Speaking of Classic Movies... whatever happened to Swing Time Nat? My post is feeling a bit lonely out there! :p

NATHANIEL R said...

crazycris... i have had tremendous trouble getting my act together in terms of managing my various queues properly, the video stores don't have it and for whatever reason I haven't been able to find it in stores on various errands (it seems to only be sold in those $100 box sets).

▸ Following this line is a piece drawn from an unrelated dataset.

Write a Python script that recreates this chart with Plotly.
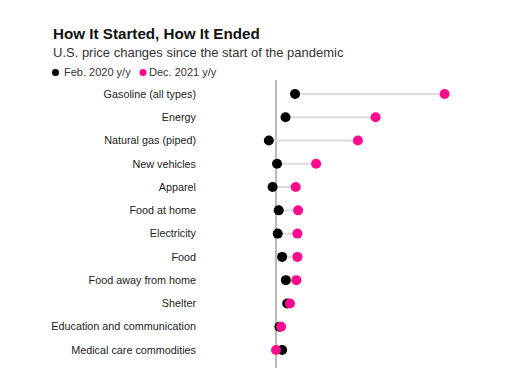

at this point it's like a comedy of errors that I can't get to it. ARGH. it's a message from the universe about my musical of the month series :( although sometimes I don't listen so well to messages and just keep barrelling on.

Bing147 said...

Sunrise at Campobello, The Abdication and Interrupted Melody all come to mind as movies I've wanted to see for some time which are in this. I may very well order Abdication now, Ullmann is one of my very favorite actresses and I've heard she's fantastic.

Seeing_I said...

If they make Busby Berkeley / Al Jolson sleaze-fest WONDER BAR available, I will kiss somebody's feet. Seriously!

Michael said...

This is a tiny little bone thrown to film lovers from the ABSOLUTE WORST studio to deal with from a revival house perspective. They don't let their 35mm prints out to small revival houses, period. And they control their own titles, along with RKO and a bunch of other small studios, which means that small revival houses don't get to show literally hundreds of great movies. For just one example, a certain midwestern revival house couldn't show I Walked with a Zombie because the 16mm distributor didn't have a 16mm print of it, and Warner Bros. wouldn't allow the use of their 35mm print. Warner Bros. is the devil, and the enemy of repertory cinema.

Michael said...

Plus these are DVRs, so they're not going to last as long as regular DVDs. I HATE Warner Bros. They're the enemy of film lovers.